With a spice box of just 10 favourites, you can whip up simple home-cooked dishes such as Spiced Aubergine and Tomato Frittata, Sweetcorn, Celery and Coconut Chowder with Almonds and Baked Tandoori-style Cauliflower with Couscous and Spinach & Garlic in no time at all.
PUBLISHERS WEEKLY
Todiwala, who has three restaurants in London and hosts BBC's Saturday Kitchen, gathers a flavorful range of meat-free Indian recipes in this satisfying volume. The author restricts the recipes to using only 10 spices, and while that simplifies ingredient lists, it does make the flavor profiles somewhat repetitious. However, he incorporates a casual tone, and offers flexible instructions with numerous variations (make a zucchini, split pea, and mint salad heartier with feta or hard-boiled eggs). A breakfast chapter includes a hearty oatmeal, spiced with ginger and chilies, and rich unbaked fudge-like bars made with ghee, coconut, and cardamom. A chapter on eggs, in keeping with the author's Parsee heritage, presents a trove of intriguing options, including a chapatti-wrapped omelet and savory French toast. Desserts include a chocolate cake made with grated zucchini and hazelnut and a refreshing cardamom kulfi.

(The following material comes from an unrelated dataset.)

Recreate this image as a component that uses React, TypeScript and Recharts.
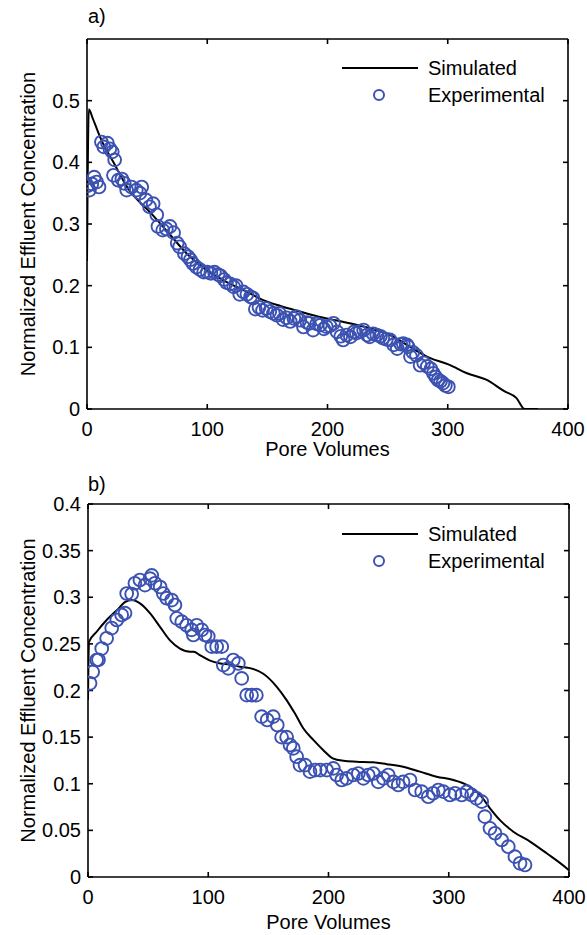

Detracting from the cookbook's appeal are bizarre moments, such as the warning that "rice is one of the most dangerous foods in the house" that prefaces a rice and bean salad, and unexplained U.K. expressions such as "cabinet pudding" and "drunken wet nelly." While the recipes don't break new ground, home cooks new to Indian cooking will find this a decent primer.